A parent’s death has the potential to cause you emotional turmoil, and you may feel even more anxious and out-of-sorts if you also have the responsibility of managing and settling your parent’s Florida estate. If your parent dies with significant debts that his or her estate is unable to cover, you may also face added stresses in the form of creditors calling to try to collect what your dead parent owes.
Per U.S. News and World Reports, debt collectors may tell you that you have a legal or ethical obligation to take care of your parent’s outstanding debts after he or she passes. However, in many situations, this is not actually the case.
When you are on the hook for a parent’s debts
Most of the time, you do not have a legal responsibility to pay off a deceased parent’s outstanding debts.
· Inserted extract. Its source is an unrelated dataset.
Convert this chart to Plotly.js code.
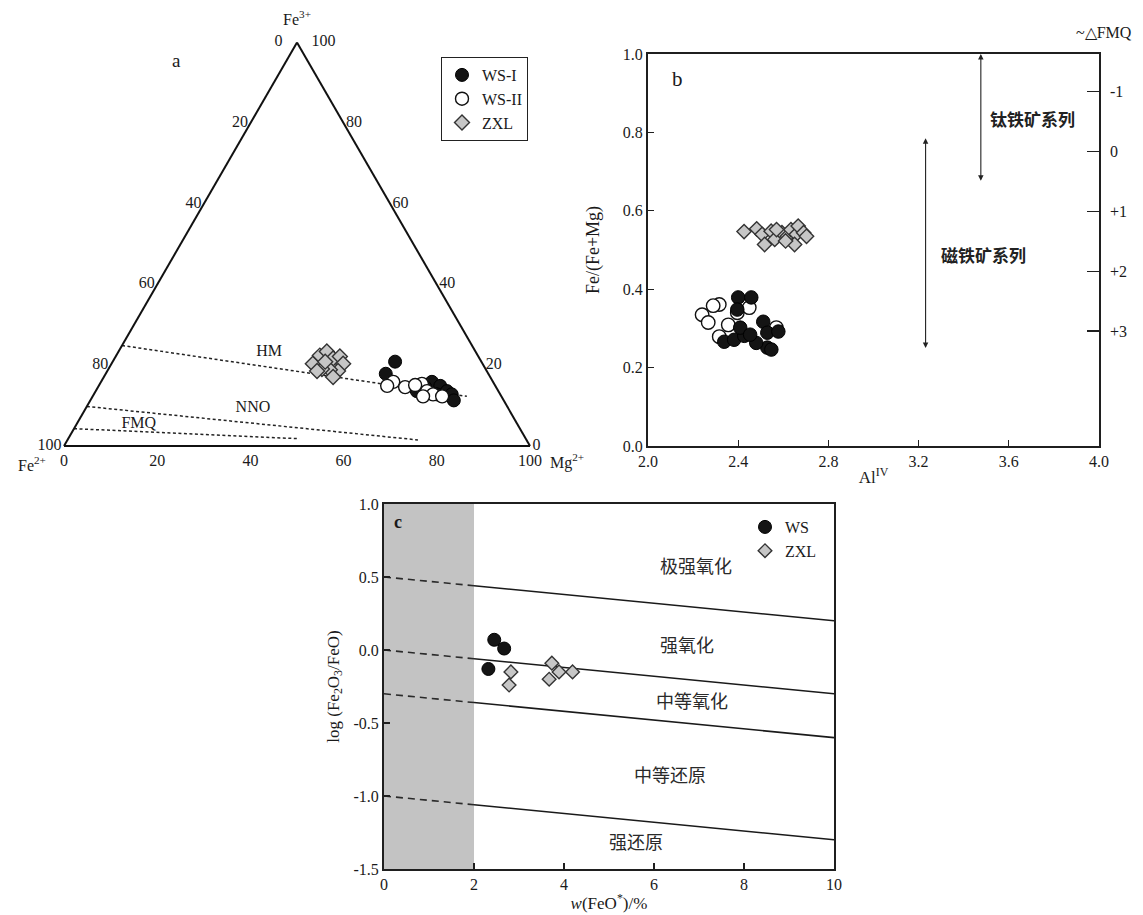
<!DOCTYPE html>
<html>
<head>
<meta charset="utf-8">
<script src="https://cdn.plot.ly/plotly-3.0.1.min.js"></script>
<style>
  html, body { margin: 0; padding: 0; background: #fff; }
  #chart { width: 1143px; height: 915px; }
</style>
</head>
<body>
<div id="chart"></div>
<script>
// ---------- (a) Fe3+ – Fe2+ – Mg2+ ternary (atomic %) ----------
const wsI_fe3 = [20.9, 17.9, 15.9, 14.9, 13.6, 12.8, 11.3, 13.6, 12.8, 14.6];
const wsI_fe2 = [18.5, 22.0, 13.1, 11.8, 11.0, 10.4, 10.7, 17.5, 13.6, 15.2];
const wsI_mg  = [60.6, 60.1, 71.0, 73.3, 75.4, 76.8, 78.0, 68.9, 73.6, 70.2];

const wsII_fe3 = [15.9, 14.6, 15.4, 13.6, 12.8, 12.3, 12.3, 14.9, 15.1];
const wsII_fe2 = [21.4, 19.5, 15.5, 15.3, 14.4, 12.7, 16.8, 23.2, 17.1];
const wsII_mg  = [62.7, 65.9, 69.1, 71.1, 72.8, 75.0, 70.9, 61.9, 67.8];

const zxl_fe3 = [20.4, 22.4, 23.4, 21.7, 22.2, 20.4, 18.6, 18.9, 19.1, 18.6, 17.1, 20.9];
const zxl_fe2 = [36.4, 33.9, 31.9, 31.4, 29.7, 29.9, 31.9, 33.5, 35.1, 36.4, 33.7, 33.5];
const zxl_mg  = [43.2, 43.7, 44.7, 46.9, 48.1, 49.7, 49.5, 47.6, 45.8, 45.0, 49.2, 45.6];

// oxygen buffers (end points of each line): [Fe3+, Fe2+, Mg2+]
const bufferNames = ['HM', 'NNO', 'FMQ'];
const bufferFe3 = [[24.9, 12.3], [9.8, 1.5], [4.3, 1.8]];
const bufferFe2 = [[75.1, 7.4], [90.2, 23.3], [95.7, 48.6]];
const bufferMg  = [[0.0, 80.3], [0.0, 75.2], [0.0, 49.6]];
// where each buffer name is written
const bufferLabelFe3 = [23.4, 9.3, 5.5];
const bufferLabelFe2 = [44.3, 54.8, 81.2];
const bufferLabelMg  = [32.3, 35.9, 13.3];

const triTicks = [0, 20, 40, 60, 80, 100];

// ---------- (b) AlIV vs Fe/(Fe+Mg) ----------
const b_wsI_al  = [2.400, 2.458, 2.338, 2.382, 2.427, 2.511, 2.529, 2.578, 2.529, 2.547, 2.480, 2.409, 2.453, 2.396];
const b_wsI_fe  = [0.379, 0.379, 0.266, 0.271, 0.281, 0.317, 0.289, 0.292, 0.251, 0.246, 0.263, 0.302, 0.284, 0.348];
const b_wsII_al = [2.240, 2.267, 2.316, 2.356, 2.396, 2.449, 2.316, 2.569, 2.289];
const b_wsII_fe = [0.335, 0.315, 0.361, 0.309, 0.340, 0.353, 0.279, 0.302, 0.358];
const b_zxl_al  = [2.426, 2.482, 2.506, 2.546, 2.517, 2.562, 2.594, 2.618, 2.634, 2.658, 2.666, 2.690, 2.703, 2.650, 2.610, 2.570];
const b_zxl_fe  = [0.547, 0.554, 0.540, 0.548, 0.514, 0.527, 0.544, 0.535, 0.552, 0.540, 0.561, 0.544, 0.535, 0.514, 0.523, 0.552];

const bAlTicks = [2.0, 2.4, 2.8, 3.2, 3.6, 4.0];
const bFeTicks = [0.0, 0.2, 0.4, 0.6, 0.8, 1.0];
const fmqTicks = [-1, 0, 1, 2, 3];
const fmqText  = ['-1', '0', '+1', '+2', '+3'];
// series ranges in Fe/(Fe+Mg)
const ilmeniteSeries  = {name: '钛铁矿系列', top: 1.0, bottom: 0.673};
const magnetiteSeries = {name: '磁铁矿系列', top: 0.785, bottom: 0.246};

// ---------- (c) w(FeO*) vs log(Fe2O3/FeO) ----------
const c_ws_feo  = [2.45, 2.67, 2.32];
const c_ws_log  = [0.07, 0.01, -0.13];
const c_zxl_feo = [2.82, 2.78, 3.73, 3.89, 3.67, 4.19];
const c_zxl_log = [-0.15, -0.24, -0.09, -0.15, -0.20, -0.15];

const c_boundaryFeo = [0, 2, 10];
const c_boundaries = [
  [0.50, 0.44, 0.20],
  [0.00, -0.06, -0.30],
  [-0.30, -0.36, -0.60],
  [-1.00, -1.06, -1.30]
];
const c_regions = ['极强氧化', '强氧化', '中等氧化', '中等还原', '强还原'];
const c_lowFeoLimit = 2;
const cFeoTicks = [0, 2, 4, 6, 8, 10];
const cLogTicks = [-1.5, -1.0, -0.5, 0.0, 0.5, 1.0];

// ---------- layout helpers ----------
const W = 1143, H = 915;
const px = v => v / W;
const py = v => 1 - v / H;
const serif = "'Liberation Serif', 'Times New Roman', serif";
const cjk = "'Noto Sans CJK SC', sans-serif";
const ink = '#1a1a1a';
const nb = '\u00a0';

const mkWS1 = size => ({symbol: 'circle', size: size, color: '#141414', line: {color: '#000', width: 1}});
const mkWS2 = size => ({symbol: 'circle', size: size, color: '#ffffff', line: {color: '#111', width: 1.4}});
const mkZXL = size => ({symbol: 'diamond', size: size, color: '#c6c6c6', line: {color: '#333', width: 1.4}});

const traces = [];

// (a) buffer lines
bufferNames.forEach((n, i) => {
  traces.push({
    type: 'scatterternary', mode: 'lines', subplot: 'ternary',
    a: bufferFe3[i], b: bufferFe2[i], c: bufferMg[i],
    line: {color: '#222', width: 1.5, dash: '3px,2.5px'},
    showlegend: false, hoverinfo: 'skip'
  });
});
traces.push({
  type: 'scatterternary', mode: 'text', subplot: 'ternary',
  a: bufferLabelFe3, b: bufferLabelFe2, c: bufferLabelMg, text: bufferNames,
  textfont: {family: serif, size: 16, color: ink},
  showlegend: false, hoverinfo: 'skip'
});
traces.push({
  type: 'scatterternary', mode: 'markers', name: 'WS-I', subplot: 'ternary',
  a: wsI_fe3, b: wsI_fe2, c: wsI_mg, marker: mkWS1(13)
});
traces.push({
  type: 'scatterternary', mode: 'markers', name: 'WS-II', subplot: 'ternary',
  a: wsII_fe3, b: wsII_fe2, c: wsII_mg, marker: mkWS2(13)
});
traces.push({
  type: 'scatterternary', mode: 'markers', name: 'ZXL', subplot: 'ternary',
  a: zxl_fe3, b: zxl_fe2, c: zxl_mg, marker: mkZXL(11.5)
});

// (b)
traces.push({
  type: 'scatter', mode: 'markers', xaxis: 'x2', yaxis: 'y2',
  x: b_wsII_al, y: b_wsII_fe, marker: mkWS2(13.5), showlegend: false
});
traces.push({
  type: 'scatter', mode: 'markers', xaxis: 'x2', yaxis: 'y2',
  x: b_wsI_al, y: b_wsI_fe, marker: mkWS1(13.5), showlegend: false
});
traces.push({
  type: 'scatter', mode: 'markers', xaxis: 'x2', yaxis: 'y2',
  x: b_zxl_al, y: b_zxl_fe, marker: mkZXL(11), showlegend: false
});
// empty trace carrying the right-hand ΔFMQ axis
traces.push({
  type: 'scatter', mode: 'markers', xaxis: 'x2', yaxis: 'y3',
  x: [], y: [], showlegend: false, hoverinfo: 'skip'
});

// (c) boundary lines: dashed below the FeO* limit, solid above it
c_boundaries.forEach(bd => {
  traces.push({
    type: 'scatter', mode: 'lines', xaxis: 'x3', yaxis: 'y4',
    x: c_boundaryFeo.slice(0, 2), y: bd.slice(0, 2),
    line: {color: '#2a2a2a', width: 1.6, dash: '7px,5px'},
    showlegend: false, hoverinfo: 'skip'
  });
  traces.push({
    type: 'scatter', mode: 'lines', xaxis: 'x3', yaxis: 'y4',
    x: c_boundaryFeo.slice(1), y: bd.slice(1),
    line: {color: '#1a1a1a', width: 1.6},
    showlegend: false, hoverinfo: 'skip'
  });
});
traces.push({
  type: 'scatter', mode: 'markers', name: 'WS', xaxis: 'x3', yaxis: 'y4',
  x: c_ws_feo, y: c_ws_log, marker: mkWS1(13), legend: 'legend2'
});
traces.push({
  type: 'scatter', mode: 'markers', name: 'ZXL', xaxis: 'x3', yaxis: 'y4',
  x: c_zxl_feo, y: c_zxl_log, marker: mkZXL(10.5), legend: 'legend2'
});

const tickFont = {family: serif, size: 16, color: ink};

// Edge labels read counter-clockwise: left edge = Fe2+, bottom = Mg2+, right = Fe3+.
const triAxis = (title, labelFn) => ({
  title: {text: title, font: {family: serif, size: 16, color: ink}},
  min: 0,
  tickmode: 'array', tickvals: triTicks, ticktext: triTicks.map(labelFn),
  ticks: '', showgrid: false, showline: true,
  linecolor: '#111', linewidth: 2,
  tickfont: tickFont
});

const frameAxis = {
  showline: true, mirror: true, linecolor: '#1f1f1f', linewidth: 2,
  showgrid: false, zeroline: false,
  ticks: 'inside', ticklen: 6, tickwidth: 1.3, tickcolor: '#1f1f1f',
  tickfont: tickFont
};

// region labels in (c), one per band between boundary lines
const c_regionX = [6.93, 6.74, 6.84, 6.36, 5.61];
const c_regionY = [0.58, 0.04, -0.34, -0.85, -1.31];

const note = (o) => Object.assign({showarrow: false, xanchor: 'center', yanchor: 'middle'}, o);

const annotations = [
  note({text: 'a', xref: 'paper', yref: 'paper', x: px(176), y: py(61),
        font: {family: serif, size: 19, color: ink}}),
  note({text: 'Fe<sup>2+</sup>', xref: 'paper', yref: 'paper', x: px(32), y: py(464),
        font: {family: serif, size: 16, color: ink}}),
  note({text: 'Mg<sup>2+</sup>', xref: 'paper', yref: 'paper', x: px(567), y: py(461),
        font: {family: serif, size: 16, color: ink}}),
  note({text: 'b', xref: 'x2', yref: 'y2', x: 2.13, y: 0.935,
        font: {family: serif, size: 21, color: ink}}),
  note({text: '<b>c</b>', xref: 'x3', yref: 'y4', x: 0.3, y: 0.88,
        font: {family: serif, size: 18, color: ink}}),
  note({text: '~△FMQ', xref: 'paper', yref: 'paper', x: px(1104), y: py(33),
        font: {family: serif, size: 16, color: ink}}),
  // ilmenite / magnetite series ranges
  {xref: 'x2', yref: 'y2', axref: 'x2', ayref: 'y2',
   x: 3.476, y: ilmeniteSeries.top, ax: 3.476, ay: ilmeniteSeries.bottom, text: '',
   showarrow: true, arrowside: 'end+start', arrowhead: 2, startarrowhead: 2,
   arrowsize: 1, startarrowsize: 1, arrowwidth: 1.1, arrowcolor: '#222'},
  {xref: 'x2', yref: 'y2', axref: 'x2', ayref: 'y2',
   x: 3.231, y: magnetiteSeries.top, ax: 3.231, ay: magnetiteSeries.bottom, text: '',
   showarrow: true, arrowside: 'end+start', arrowhead: 2, startarrowhead: 2,
   arrowsize: 1, startarrowsize: 1, arrowwidth: 1.1, arrowcolor: '#222'},
  note({text: ilmeniteSeries.name, xref: 'x2', yref: 'y2', x: 3.707, y: 0.836,
        font: {family: cjk, size: 17, color: '#222', weight: 'bold'}}),
  note({text: magnetiteSeries.name, xref: 'x2', yref: 'y2', x: 3.489, y: 0.488,
        font: {family: cjk, size: 17, color: '#222', weight: 'bold'}})
];
c_regions.forEach((t, i) => {
  annotations.push(note({text: t, xref: 'x3', yref: 'y4', x: c_regionX[i], y: c_regionY[i],
    font: {family: cjk, size: 18, color: '#2a2a2a'}}));
});

const triTop = 446 - 466 * Math.sqrt(3) / 2;

const layout = {
  width: W, height: H,
  margin: {l: 0, r: 0, t: 0, b: 0},
  paper_bgcolor: '#ffffff',
  plot_bgcolor: 'rgba(0,0,0,0)',
  showlegend: true,
  ternary: {
    domain: {x: [px(64), px(530)], y: [py(446), py(triTop)]},
    sum: 100,
    bgcolor: '#ffffff',
    // left edge: "0" sits left of the apex
    aaxis: triAxis('Fe<sup>3+</sup>', v => v === 100 ? '0' + nb + nb + nb : String(100 - v)),
    baxis: triAxis('', v => String(100 - v)),
    // right edge: "100" sits right of the apex
    caxis: triAxis('', v => v === 0 ? nb + nb + nb + '100' : String(100 - v))
  },
  xaxis2: Object.assign({}, frameAxis, {
    domain: [px(648), px(1099)], anchor: 'y2', range: [2, 4],
    tickmode: 'array', tickvals: bAlTicks, ticktext: bAlTicks.map(v => v.toFixed(1)),
    title: {text: 'Al<sup>IV</sup>', font: {family: serif, size: 17, color: ink}, standoff: 2}
  }),
  yaxis2: Object.assign({}, frameAxis, {
    domain: [py(446), py(54)], anchor: 'x2', range: [0, 1],
    tickmode: 'array', tickvals: bFeTicks, ticktext: bFeTicks.map(v => v.toFixed(1)),
    title: {text: 'Fe/(Fe+Mg)', font: {family: serif, size: 18, color: ink}, standoff: 18}
  }),
  yaxis3: {
    overlaying: 'y2', side: 'right', anchor: 'x2', range: [4.92, -1.63],
    tickmode: 'array', tickvals: fmqTicks, ticktext: fmqText,
    ticks: 'inside', ticklen: 12, tickwidth: 1.3, tickcolor: '#1f1f1f',
    ticklabelstandoff: 10,
    showline: false, showgrid: false, zeroline: false,
    tickfont: tickFont
  },
  xaxis3: Object.assign({}, frameAxis, {
    domain: [px(384), px(834)], anchor: 'y4', range: [0, 10],
    tickmode: 'array', tickvals: cFeoTicks, ticktext: cFeoTicks.map(String),
    title: {text: '<i>w</i>(FeO<sup>*</sup>)/%', font: {family: serif, size: 17, color: ink}, standoff: 5}
  }),
  yaxis4: Object.assign({}, frameAxis, {
    domain: [py(869), py(504)], anchor: 'x3', range: [-1.5, 1.0],
    tickmode: 'array', tickvals: cLogTicks, ticktext: cLogTicks.map(v => v.toFixed(1)),
    title: {text: 'log (Fe<sub>2</sub>O<sub>3</sub>/FeO)', font: {family: serif, size: 17, color: ink}, standoff: 10}
  }),
  shapes: [{
    type: 'rect', xref: 'x3', yref: 'y4', x0: 0, x1: c_lowFeoLimit, y0: -1.5, y1: 1.0,
    fillcolor: '#c3c3c3', line: {width: 0}, layer: 'below'
  }],
  legend: {
    x: px(441), y: py(57), xanchor: 'left', yanchor: 'top',
    bgcolor: '#ffffff', bordercolor: '#222', borderwidth: 1,
    font: {family: serif, size: 16, color: ink},
    itemsizing: 'trace', tracegroupgap: 0
  },
  legend2: {
    x: px(745), y: py(510), xanchor: 'left', yanchor: 'top',
    bgcolor: 'rgba(0,0,0,0)', borderwidth: 0,
    font: {family: serif, size: 16, color: ink},
    itemsizing: 'trace', tracegroupgap: 0
  },
  annotations: annotations
};

Plotly.newPlot('chart', traces, layout, {displayModeBar: false, staticPlot: true});
</script>
</body>
</html>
However, there are several key exceptions. If you co-signed on a loan your deceased parent took out, or if you applied for credit together with your parent and your parent never took care of things, you may be on the hook for these expenses. Unless your name appears on the account, though, you typically do not have to pay a deceased parent’s debts.
What to tell debt collectors who harass you
Do not expect debt collectors to tell you if you are not responsible for your parent’s outstanding bills. Rather than allow debt collectors to exploit your desire to take care of things the right way, tell them you either have no legal obligation to pay your parent’s debts or that you need to hang up and take some time to think things through before making any moves.
Losing a parent is hard enough – do not let others “trick” you into paying anything that is not your legal responsibility.